(Source code of charts)
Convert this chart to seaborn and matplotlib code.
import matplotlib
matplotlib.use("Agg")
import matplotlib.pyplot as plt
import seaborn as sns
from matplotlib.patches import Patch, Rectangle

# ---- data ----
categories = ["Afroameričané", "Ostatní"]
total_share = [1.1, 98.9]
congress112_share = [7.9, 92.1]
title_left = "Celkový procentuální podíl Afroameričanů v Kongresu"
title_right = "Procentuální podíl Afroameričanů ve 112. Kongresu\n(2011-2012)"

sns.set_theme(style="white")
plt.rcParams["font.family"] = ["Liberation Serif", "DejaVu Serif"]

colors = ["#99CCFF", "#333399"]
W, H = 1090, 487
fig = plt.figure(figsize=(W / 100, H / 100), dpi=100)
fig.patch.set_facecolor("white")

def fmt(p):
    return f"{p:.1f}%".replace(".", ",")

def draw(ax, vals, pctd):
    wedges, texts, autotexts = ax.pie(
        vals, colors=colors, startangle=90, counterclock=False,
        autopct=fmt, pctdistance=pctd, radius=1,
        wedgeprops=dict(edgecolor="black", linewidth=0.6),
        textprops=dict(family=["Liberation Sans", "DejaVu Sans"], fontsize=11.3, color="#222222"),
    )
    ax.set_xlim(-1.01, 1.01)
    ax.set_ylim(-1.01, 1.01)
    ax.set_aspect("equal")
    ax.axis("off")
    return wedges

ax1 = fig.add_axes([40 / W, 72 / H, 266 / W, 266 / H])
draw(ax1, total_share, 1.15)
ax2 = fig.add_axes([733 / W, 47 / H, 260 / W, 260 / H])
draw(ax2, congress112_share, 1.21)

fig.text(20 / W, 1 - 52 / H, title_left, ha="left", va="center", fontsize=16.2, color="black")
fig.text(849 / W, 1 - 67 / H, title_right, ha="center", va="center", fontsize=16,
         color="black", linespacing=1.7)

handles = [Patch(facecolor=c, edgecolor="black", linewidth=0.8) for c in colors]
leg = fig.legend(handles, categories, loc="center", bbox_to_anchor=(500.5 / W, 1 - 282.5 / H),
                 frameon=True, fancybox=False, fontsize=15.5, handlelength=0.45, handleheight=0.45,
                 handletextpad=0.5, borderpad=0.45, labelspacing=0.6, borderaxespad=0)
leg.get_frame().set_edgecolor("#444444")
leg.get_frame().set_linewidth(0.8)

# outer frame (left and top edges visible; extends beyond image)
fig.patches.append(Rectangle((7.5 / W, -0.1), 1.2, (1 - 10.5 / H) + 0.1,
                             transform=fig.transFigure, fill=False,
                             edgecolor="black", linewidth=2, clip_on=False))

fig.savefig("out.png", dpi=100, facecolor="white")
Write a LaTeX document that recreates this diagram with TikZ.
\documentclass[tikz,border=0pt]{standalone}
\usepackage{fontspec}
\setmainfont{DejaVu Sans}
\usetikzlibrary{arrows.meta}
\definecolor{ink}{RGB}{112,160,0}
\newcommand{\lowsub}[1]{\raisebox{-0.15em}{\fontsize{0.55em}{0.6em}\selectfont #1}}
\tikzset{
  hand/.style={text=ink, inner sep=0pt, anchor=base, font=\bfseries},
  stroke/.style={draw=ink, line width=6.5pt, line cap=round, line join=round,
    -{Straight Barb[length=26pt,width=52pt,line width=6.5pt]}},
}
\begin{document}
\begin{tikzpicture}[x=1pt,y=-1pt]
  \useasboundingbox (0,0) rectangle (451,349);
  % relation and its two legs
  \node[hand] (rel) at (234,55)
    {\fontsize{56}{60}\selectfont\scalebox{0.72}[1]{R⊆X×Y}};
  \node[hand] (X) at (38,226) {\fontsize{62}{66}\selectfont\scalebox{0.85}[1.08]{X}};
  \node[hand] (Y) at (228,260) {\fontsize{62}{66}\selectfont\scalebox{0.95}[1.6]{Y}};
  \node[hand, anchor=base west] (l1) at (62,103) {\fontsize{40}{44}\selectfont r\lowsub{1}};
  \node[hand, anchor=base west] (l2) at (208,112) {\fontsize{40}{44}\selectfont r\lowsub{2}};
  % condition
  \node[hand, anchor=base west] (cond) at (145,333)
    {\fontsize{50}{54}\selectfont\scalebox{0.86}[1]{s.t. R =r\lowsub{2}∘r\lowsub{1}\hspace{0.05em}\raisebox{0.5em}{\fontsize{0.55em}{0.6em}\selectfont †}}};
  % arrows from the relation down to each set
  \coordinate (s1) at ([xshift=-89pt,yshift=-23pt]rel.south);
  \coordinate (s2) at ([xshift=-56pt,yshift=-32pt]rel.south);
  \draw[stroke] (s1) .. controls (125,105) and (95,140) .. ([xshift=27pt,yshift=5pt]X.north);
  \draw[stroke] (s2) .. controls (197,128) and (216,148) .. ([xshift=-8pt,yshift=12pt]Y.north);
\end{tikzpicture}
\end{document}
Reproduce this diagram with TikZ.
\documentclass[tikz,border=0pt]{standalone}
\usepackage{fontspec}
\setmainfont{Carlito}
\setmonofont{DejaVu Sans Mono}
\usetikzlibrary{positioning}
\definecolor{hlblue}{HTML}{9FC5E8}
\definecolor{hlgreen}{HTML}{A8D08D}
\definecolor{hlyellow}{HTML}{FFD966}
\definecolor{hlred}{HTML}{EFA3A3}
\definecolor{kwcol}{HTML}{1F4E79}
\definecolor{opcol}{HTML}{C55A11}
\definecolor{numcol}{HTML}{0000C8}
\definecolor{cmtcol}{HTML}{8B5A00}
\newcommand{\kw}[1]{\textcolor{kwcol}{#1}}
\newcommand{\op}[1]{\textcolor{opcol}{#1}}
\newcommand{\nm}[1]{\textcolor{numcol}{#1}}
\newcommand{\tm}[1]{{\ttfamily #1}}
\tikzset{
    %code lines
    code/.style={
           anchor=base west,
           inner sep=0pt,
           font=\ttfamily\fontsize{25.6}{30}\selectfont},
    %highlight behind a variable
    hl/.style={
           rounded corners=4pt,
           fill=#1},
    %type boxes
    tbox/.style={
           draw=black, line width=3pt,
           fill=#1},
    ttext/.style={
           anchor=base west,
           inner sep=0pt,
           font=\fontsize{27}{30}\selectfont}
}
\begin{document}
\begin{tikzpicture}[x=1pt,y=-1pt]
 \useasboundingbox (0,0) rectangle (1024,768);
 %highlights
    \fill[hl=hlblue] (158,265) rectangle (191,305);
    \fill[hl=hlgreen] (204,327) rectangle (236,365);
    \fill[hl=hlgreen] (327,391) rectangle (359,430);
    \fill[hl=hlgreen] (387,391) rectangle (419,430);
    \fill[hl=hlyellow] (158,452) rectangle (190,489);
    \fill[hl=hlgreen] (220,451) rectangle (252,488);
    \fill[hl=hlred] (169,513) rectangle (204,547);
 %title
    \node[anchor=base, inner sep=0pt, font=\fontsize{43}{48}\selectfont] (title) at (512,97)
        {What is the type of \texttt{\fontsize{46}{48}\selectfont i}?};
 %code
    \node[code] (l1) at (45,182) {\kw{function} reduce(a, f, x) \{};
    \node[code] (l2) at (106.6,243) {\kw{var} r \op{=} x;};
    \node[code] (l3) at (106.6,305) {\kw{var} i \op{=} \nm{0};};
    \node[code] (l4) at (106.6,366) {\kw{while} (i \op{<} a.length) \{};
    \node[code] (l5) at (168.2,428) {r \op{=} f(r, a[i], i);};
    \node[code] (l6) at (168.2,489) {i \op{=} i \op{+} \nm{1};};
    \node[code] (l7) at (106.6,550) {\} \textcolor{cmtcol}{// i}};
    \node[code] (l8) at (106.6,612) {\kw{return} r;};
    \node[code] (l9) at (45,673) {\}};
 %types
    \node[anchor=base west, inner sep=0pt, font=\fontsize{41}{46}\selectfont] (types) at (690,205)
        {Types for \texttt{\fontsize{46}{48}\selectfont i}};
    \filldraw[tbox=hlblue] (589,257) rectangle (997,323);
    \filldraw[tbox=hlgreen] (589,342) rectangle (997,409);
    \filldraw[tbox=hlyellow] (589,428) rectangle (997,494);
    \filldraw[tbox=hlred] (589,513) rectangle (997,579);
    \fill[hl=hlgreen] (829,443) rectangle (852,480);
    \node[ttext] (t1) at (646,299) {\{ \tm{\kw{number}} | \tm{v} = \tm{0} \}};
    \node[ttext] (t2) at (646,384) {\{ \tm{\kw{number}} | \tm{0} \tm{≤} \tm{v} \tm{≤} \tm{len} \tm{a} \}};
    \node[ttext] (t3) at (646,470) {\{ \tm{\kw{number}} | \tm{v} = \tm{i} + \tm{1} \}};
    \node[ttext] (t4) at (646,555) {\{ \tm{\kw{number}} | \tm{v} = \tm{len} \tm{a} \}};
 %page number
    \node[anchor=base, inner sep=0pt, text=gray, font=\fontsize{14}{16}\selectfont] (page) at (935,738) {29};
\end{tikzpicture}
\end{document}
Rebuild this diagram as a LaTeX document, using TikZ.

YOUR OBJECTIVE ▸
Stopping at the line containing "from matplotlib.patches import", please repeat exactly every line from the very start of the entries, that line included, and nothing more.

TASK RESPONSE ▸
Convert this chart to seaborn and matplotlib code.
import matplotlib
matplotlib.use("Agg")
import matplotlib.pyplot as plt
import seaborn as sns
from matplotlib.patches import Patch, Rectangle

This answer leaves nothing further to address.